A research team has used advanced sequencing technology to analyze Ötzi’s genome to obtain a more accurate picture of the Iceman’s appearance and genetic origins.
Ötzi’s genome was decoded for the first time more than ten years ago. This was also the first time the genome of a mummy had been sequenced. The results provided important insights into the genetic makeup of prehistoric Europeans. Advances in sequencing technology have now enabled a research team from the Max Planck Institute for Evolutionary Anthropology and Eurac Research to reconstruct Ötzi’s genome more accurately. The results of this recent analysis refine the Iceman’s genetic picture: compared to other contemporary Europeans, Ötzi’s genome has an unusually high proportion of genes in common with those of early farmers from Anatolia. And, contrary to previous findings, at the time of his death, Ötzi had advanced hair loss and may have even been bald. Furthermore, his skin was darker than previously thought. Ötzi’s genes also show a predisposition to diabetes and obesity.
The genetic makeup of most present-day Europeans has resulted mainly from the admixture of three ancestral groups: western hunter-gatherers gradually merged with early farmers who migrated from Anatolia about 8,000 years ago and who were later on joined by Steppe Herders from Eastern Europe, approximately 4,900 years ago.
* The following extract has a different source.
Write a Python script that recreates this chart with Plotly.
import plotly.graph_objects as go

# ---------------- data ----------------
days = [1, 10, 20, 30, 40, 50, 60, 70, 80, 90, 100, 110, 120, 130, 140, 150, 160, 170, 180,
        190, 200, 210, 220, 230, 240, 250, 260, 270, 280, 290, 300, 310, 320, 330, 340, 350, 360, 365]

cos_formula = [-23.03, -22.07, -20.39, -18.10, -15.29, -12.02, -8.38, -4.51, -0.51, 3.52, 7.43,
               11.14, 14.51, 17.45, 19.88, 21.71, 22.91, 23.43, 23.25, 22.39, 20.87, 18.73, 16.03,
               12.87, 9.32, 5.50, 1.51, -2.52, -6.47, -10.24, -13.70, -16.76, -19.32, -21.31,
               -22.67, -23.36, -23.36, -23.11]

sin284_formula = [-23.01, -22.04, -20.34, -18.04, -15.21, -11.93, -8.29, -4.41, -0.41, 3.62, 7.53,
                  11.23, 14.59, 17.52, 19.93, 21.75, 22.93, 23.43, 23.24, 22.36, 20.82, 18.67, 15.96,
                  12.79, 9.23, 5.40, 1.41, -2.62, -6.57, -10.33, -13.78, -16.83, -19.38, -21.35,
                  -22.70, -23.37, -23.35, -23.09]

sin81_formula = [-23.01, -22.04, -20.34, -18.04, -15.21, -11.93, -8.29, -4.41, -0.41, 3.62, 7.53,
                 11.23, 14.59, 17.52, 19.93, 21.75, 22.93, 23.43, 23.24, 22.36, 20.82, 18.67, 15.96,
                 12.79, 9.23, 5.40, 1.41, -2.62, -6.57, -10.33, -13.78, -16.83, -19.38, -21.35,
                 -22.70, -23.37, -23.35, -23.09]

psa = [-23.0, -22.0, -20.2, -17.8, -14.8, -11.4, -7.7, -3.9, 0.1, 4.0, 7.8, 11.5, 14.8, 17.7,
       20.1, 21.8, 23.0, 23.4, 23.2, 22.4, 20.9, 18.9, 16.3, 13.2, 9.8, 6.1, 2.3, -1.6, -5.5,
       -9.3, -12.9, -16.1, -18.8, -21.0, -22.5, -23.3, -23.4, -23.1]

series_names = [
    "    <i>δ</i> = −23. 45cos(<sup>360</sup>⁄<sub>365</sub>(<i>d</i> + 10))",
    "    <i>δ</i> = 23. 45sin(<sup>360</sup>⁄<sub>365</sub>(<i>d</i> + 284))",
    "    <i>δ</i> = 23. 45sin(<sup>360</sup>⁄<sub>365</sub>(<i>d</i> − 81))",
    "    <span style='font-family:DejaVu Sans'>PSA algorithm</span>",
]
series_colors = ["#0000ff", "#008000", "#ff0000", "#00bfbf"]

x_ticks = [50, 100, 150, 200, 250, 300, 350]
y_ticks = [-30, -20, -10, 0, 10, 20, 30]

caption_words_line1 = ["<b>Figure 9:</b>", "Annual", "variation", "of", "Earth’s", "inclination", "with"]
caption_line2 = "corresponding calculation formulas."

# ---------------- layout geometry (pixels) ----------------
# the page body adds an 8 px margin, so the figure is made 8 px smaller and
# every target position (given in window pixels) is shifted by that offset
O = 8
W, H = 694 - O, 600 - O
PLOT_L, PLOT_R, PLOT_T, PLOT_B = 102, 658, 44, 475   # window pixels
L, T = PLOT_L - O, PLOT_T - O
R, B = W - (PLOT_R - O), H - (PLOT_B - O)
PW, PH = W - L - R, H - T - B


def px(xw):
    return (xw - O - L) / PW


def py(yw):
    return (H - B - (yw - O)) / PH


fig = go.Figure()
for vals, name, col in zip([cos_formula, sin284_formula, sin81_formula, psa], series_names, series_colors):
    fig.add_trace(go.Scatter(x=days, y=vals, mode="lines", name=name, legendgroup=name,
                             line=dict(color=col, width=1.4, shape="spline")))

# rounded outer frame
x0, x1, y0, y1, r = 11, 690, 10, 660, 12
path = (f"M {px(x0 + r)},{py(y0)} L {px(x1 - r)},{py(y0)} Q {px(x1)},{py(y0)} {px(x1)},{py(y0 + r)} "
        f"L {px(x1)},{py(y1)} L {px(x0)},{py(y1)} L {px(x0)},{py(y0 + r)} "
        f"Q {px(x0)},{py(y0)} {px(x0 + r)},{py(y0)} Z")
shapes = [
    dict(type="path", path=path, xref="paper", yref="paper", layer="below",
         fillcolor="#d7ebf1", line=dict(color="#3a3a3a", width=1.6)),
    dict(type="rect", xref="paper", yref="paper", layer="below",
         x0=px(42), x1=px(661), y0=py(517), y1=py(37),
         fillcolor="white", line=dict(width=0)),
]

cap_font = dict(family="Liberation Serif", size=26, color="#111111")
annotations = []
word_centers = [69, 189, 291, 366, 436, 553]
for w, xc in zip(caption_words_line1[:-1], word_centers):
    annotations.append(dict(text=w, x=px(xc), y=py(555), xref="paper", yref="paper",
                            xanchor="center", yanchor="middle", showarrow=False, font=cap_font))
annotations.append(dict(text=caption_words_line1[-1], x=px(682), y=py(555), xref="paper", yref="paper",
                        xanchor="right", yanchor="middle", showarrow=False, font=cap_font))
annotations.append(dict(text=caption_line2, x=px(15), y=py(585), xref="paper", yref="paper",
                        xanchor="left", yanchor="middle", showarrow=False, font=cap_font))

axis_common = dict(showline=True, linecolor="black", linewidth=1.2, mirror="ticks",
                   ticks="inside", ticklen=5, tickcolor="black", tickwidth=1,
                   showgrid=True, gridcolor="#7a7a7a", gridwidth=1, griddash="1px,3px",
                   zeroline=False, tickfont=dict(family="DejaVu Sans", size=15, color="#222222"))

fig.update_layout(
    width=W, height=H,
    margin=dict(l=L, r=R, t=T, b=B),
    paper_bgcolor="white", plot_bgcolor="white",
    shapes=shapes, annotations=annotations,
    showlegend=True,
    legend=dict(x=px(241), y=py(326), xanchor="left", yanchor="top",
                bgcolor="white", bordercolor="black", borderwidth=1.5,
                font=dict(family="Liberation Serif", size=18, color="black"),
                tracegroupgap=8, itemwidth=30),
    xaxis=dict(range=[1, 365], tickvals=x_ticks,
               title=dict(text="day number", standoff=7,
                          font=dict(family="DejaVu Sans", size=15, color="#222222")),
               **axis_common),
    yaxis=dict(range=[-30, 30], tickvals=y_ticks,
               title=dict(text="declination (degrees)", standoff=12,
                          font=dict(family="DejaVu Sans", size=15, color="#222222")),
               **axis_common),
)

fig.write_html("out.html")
The initial analysis of the Iceman’s genome revealed genetic traces of these Steppe Herders. However, the refined new results no longer support this finding. The reason for the inaccuracy: the original sample had been contaminated with modern DNA. Since that first study, not only have sequencing technologies advanced enormously, but many more genomes of other prehistoric Europeans have been fully decoded, often from skeletal finds. This has made it possible to compare Ötzi’s genetic code with his contemporaries. The result: among the hundreds of early European people who lived at the same time as Ötzi and whose genomes are now available, Ötzi’s genome has more ancestry in common with early Anatolian farmers than any of his European counterparts.
Ötzi’s ancestry and appearance
The research team concludes that the Iceman came from a relatively isolated population that had very little contact with other European groups. “We were very surprised to find no traces of Eastern European Steppe Herders in the most recent analysis of the Iceman genome; the proportion of hunter-gatherer genes in Ötzi’s genome is also very low. Genetically, his ancestors seem to have arrived directly from Anatolia without mixing with hunter gatherer groups,” explains Johannes Krause, head of the Department of Archaeogenetics at the Max Planck Institute for Evolutionary Anthropology in Leipzig, and co-author of the study.
The study also yielded new results about Ötzi’s appearance. His skin type, already determined in the first genome analysis to be Mediterranean-European, was even darker than previously thought. “It’s the darkest skin tone that has been recorded in contemporary European individuals,” explains anthropologist Albert Zink, study co-author and head of the Eurac Research Institute for Mummy Studies in Bolzano: “It was previously thought that the mummy’s skin had darkened during its preservation in the ice, but presumably what we see now is actually largely Ötzi’s original skin color. Knowing this, of course, is also important for the proper conservation of the mummy.”
Our previous image of Ötzi is also incorrect regarding his hair: as a mature man, he most likely no longer had long, thick hair on his head, but at most a sparse crown of hair. His genes, in fact, show a predisposition to baldness. “This is a relatively clear result and could also explain why almost no hair was found on the mummy,” says Zink. Genes presenting an increased risk of obesity and type 2 diabetes were also found in Ötzi’s genome, however, these factors probably did not come into play thanks to his healthy lifestyle.